Austen’s Silent Characters

Austen’s Silent Characters October 15, 2015

Jane Austen “did things with characerisation, with dialogue, with English sentences, that had never been done before,” writes John Mullan in What Matters in Jane Austen? (p. 2). That she wrote novels is not surprising. That she wrote in such utter isolation is more so. 

That she wrote with such audacity is, Mullan argues, “miraculous”: “There was something miraculous about the fact that she wrote novels whose narrative sophistication and brilliance of dialogue were unprecedented in English fiction. She introduced free indirect style to English fiction, filtering her plots through the consciousness of her characters. She perfected fictional idiolect, fashioning habits of speaking for even minor characters that rendered them utterly singular. She managed all this with extraordinary self-confidence and apparently without the advice or expert engagement of any other accomplished writer” (4-5).

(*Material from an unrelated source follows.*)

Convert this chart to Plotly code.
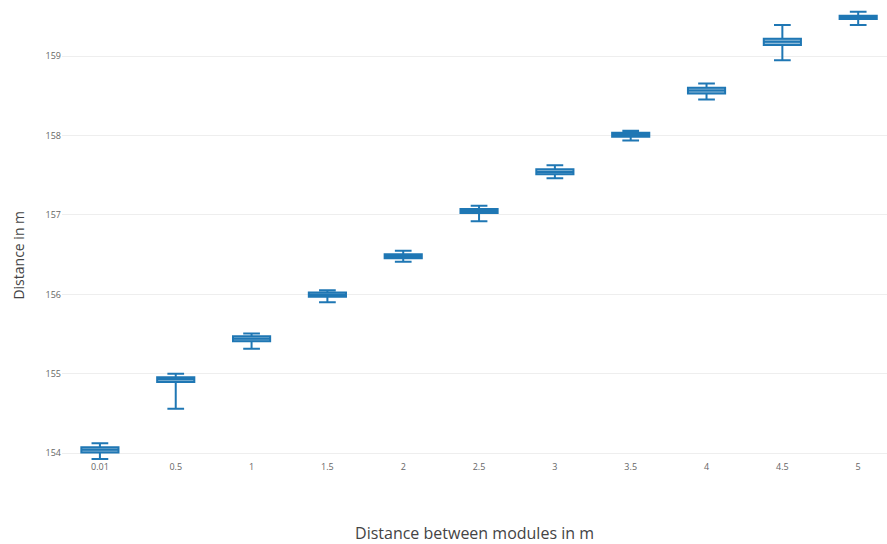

Mullan’s book pays attention to the minutiae of the novels, not only because Mullan is a fan but because “a small detail of working or motivation in one place will flare with the recollection of something that went much earlier. . . . Every quirk you notice leads you to a design. The boon of Austen’s confidence is that the reader can take confidence too, knowing that is he or she follows some previously neglected thread it will produce a satisfying pattern (6). Mullan examines the ages of characters, asks what the whether was like at various moments in the stories, pays attention to the games her characters play and the books they read. Every detail is part of an intricate fabric of meaning.

One chapter examines the role of silent characters in the novels. One of these is Captain Benwick, a poetry lover in Persuasion who is grieving the death of his fiance, Fanny Harville. We learn from the narrator that Benwick talks and talks, quotes poetry at length, and yet is never quoted. Mullan writes, “He keeps being talked about as talking, but his own words are kept from us. Charles [Musgrove] vaguely remembers something he might have said about Anne . . . but not any actual state,ent. He will never actually speak to us. The ‘poor fellow’ is sad, no doubt of it, but by declining, among all his effusions, to give us his own words, Austen animates our doubts about all his feelings. . . . the absence in the novel of Benwick’s own speech [indicates] that there has been something self-pleasing in his discussion of the poetry of feeling. . . . His conversation is like a private flow of discourse” (134-5). His speech is not his own – he quotes others’ grief; his second-hand grief isn’t worth recording. Cruel little trick on a grief-stricken minor character; a sign that Austen was every bit the “beast” she said she was.

The silence of Miss de Bourgh, Lady Catherine’s daughter, plays a different role: “During her stay in Kent, whenever Elizabeth [Bennett] meets Lady Catherine, Miss de Bourg is always of the company, yet she is incapable of contributing anything to the dialogue. Lady Catherine’s daughter ‘spoke very little,’ we are told, but in fact she speaks to us not at all: she is made entirely silent by the novel. Austen contrives a deliberate impression of her nothingness that is comic because the young woman is otherwise so privileged, and because her mother is so persuaded of her accomplishments” (135-6). One pities the lady: Could anyone get a word in growing up in the home of the imperious Lady C?

Virginia Woolf claimed that of all the great English novelists, Austen was the one most difficult to catch in the act of greatness. Mullan wants to do just that, and his meticulous book uncovers many small greatnesses.